* _Written problem_
Among the entries below, please repeat exactly and only the lines from the line containing "Write the Bokeh code for this chart." to the line containing "from bokeh.resources import INLINE", both lines included.

◇ ◇ ◇

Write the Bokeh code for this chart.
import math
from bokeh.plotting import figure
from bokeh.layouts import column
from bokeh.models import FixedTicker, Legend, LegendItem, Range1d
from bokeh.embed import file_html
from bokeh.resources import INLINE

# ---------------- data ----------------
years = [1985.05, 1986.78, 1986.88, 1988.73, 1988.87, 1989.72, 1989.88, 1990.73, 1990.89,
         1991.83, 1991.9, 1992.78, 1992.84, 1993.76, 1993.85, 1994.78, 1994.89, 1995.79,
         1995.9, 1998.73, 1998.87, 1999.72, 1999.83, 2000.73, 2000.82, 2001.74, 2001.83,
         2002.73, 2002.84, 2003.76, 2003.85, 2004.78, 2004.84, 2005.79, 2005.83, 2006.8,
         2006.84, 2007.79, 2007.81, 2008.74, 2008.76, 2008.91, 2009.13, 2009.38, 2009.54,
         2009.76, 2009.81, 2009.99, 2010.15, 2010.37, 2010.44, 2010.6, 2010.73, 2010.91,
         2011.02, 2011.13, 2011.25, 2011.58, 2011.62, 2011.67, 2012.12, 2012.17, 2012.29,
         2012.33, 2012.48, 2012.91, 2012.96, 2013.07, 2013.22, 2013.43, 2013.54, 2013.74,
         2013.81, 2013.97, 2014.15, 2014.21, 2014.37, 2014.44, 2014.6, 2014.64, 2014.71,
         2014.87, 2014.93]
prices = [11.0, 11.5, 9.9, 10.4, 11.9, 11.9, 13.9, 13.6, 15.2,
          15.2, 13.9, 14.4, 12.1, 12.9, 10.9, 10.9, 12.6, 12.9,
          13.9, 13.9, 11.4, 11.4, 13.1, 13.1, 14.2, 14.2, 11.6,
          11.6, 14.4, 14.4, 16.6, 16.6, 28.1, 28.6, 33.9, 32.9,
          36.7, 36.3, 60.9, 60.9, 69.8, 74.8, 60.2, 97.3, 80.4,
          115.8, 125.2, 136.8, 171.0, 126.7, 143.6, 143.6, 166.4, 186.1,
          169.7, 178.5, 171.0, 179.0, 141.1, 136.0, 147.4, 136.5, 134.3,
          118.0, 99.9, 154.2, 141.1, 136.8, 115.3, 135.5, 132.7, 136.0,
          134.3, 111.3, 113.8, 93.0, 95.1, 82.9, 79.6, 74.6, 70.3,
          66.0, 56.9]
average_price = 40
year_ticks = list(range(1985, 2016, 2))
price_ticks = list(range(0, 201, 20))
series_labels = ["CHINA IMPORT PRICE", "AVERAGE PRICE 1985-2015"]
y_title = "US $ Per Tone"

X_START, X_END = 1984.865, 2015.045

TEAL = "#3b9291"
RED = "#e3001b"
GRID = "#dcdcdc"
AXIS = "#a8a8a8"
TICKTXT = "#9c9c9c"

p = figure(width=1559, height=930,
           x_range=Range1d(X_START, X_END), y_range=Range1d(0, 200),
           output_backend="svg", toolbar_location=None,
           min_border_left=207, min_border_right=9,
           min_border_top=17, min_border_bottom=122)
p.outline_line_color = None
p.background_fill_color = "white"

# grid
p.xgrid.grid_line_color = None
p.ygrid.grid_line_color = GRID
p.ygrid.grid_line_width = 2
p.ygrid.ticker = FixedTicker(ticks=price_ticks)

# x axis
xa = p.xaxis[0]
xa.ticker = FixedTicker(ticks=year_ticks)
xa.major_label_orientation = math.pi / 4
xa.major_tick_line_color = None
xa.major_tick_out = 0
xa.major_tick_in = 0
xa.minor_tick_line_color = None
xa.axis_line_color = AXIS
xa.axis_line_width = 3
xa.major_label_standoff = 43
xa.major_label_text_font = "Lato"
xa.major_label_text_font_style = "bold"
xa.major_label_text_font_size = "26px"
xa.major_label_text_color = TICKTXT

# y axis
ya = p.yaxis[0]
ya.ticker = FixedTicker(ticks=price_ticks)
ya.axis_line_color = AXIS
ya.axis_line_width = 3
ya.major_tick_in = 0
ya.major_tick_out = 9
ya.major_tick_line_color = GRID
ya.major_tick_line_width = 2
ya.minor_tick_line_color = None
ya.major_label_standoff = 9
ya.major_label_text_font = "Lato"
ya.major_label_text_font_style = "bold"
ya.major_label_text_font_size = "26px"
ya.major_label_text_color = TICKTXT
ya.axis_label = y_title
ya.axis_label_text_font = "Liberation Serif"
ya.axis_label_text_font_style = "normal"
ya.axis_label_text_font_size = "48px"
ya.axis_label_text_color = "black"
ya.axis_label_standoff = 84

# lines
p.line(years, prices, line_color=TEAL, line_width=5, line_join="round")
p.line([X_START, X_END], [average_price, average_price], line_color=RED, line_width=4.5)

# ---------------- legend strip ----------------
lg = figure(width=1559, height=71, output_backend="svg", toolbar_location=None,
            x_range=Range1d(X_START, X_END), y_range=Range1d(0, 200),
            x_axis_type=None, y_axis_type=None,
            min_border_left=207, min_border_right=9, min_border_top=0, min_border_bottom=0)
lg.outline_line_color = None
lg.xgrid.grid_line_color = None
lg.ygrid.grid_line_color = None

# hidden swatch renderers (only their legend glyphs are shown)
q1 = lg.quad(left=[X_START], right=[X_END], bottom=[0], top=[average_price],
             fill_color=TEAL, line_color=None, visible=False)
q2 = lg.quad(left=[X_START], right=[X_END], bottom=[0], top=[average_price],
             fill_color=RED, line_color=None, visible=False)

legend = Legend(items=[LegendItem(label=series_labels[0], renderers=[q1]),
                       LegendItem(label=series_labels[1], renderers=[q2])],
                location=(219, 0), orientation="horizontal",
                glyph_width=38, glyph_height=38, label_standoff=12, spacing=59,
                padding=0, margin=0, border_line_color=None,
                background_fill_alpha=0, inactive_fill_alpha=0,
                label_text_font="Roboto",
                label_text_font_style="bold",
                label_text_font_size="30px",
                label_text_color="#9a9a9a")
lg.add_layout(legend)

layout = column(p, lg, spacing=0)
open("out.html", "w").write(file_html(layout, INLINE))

◇ ◇ ◇

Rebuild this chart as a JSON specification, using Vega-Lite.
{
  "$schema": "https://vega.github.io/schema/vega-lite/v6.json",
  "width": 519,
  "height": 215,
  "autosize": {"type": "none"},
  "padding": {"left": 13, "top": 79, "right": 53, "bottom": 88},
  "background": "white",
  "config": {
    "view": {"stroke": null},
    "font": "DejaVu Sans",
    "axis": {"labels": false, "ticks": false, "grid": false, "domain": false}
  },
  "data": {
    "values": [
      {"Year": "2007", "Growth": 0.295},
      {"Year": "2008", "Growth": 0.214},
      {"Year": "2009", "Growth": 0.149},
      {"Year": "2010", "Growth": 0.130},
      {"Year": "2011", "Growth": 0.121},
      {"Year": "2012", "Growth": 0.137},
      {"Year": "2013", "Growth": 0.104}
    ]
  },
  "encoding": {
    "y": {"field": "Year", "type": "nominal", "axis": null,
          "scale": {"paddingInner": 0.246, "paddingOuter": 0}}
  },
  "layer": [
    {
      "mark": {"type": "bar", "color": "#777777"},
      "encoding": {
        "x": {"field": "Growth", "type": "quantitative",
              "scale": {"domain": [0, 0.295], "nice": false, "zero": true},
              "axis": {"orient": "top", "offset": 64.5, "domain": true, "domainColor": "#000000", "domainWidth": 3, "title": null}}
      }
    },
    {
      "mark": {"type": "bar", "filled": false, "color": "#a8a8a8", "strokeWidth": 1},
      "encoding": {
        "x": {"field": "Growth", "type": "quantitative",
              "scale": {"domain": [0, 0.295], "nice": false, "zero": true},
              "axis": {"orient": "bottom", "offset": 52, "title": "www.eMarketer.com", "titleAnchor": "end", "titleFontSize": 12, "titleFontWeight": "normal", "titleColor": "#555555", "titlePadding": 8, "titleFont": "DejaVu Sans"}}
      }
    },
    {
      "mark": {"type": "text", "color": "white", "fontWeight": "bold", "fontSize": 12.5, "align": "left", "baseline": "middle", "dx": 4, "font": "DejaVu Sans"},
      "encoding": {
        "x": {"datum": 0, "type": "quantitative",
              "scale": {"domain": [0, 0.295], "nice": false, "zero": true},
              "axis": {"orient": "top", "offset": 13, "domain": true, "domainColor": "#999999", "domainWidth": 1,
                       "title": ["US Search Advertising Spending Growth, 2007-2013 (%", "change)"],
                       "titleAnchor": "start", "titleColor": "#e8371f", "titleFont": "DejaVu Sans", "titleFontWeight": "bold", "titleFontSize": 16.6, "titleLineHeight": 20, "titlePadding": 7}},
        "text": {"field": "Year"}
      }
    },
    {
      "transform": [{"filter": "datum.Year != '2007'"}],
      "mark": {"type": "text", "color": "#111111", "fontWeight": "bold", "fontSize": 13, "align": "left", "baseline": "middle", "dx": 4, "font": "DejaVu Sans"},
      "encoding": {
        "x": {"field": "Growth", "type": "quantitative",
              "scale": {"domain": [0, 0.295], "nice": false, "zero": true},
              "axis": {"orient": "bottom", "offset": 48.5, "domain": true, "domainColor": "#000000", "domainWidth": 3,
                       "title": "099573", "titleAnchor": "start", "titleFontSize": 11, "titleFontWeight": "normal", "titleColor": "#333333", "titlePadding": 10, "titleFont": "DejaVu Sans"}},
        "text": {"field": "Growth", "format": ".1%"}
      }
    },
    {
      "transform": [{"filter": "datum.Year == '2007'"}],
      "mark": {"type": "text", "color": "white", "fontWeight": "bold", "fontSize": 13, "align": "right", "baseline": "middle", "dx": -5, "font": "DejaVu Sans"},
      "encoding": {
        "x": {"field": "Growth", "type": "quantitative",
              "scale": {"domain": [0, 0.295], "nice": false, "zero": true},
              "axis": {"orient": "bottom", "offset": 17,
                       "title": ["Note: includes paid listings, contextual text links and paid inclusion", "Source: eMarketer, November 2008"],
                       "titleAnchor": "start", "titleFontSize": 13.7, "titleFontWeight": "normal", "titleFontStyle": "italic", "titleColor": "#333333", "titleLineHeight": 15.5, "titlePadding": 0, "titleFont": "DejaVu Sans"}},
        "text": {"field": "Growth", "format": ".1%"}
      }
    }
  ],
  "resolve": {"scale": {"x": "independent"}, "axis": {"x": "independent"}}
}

◇ ◇ ◇

* _Exercise solution_
Write the Bokeh code for this chart.
import math
from bokeh.plotting import figure
from bokeh.layouts import column
from bokeh.models import FixedTicker, Legend, LegendItem, Range1d
from bokeh.embed import file_html
from bokeh.resources import INLINE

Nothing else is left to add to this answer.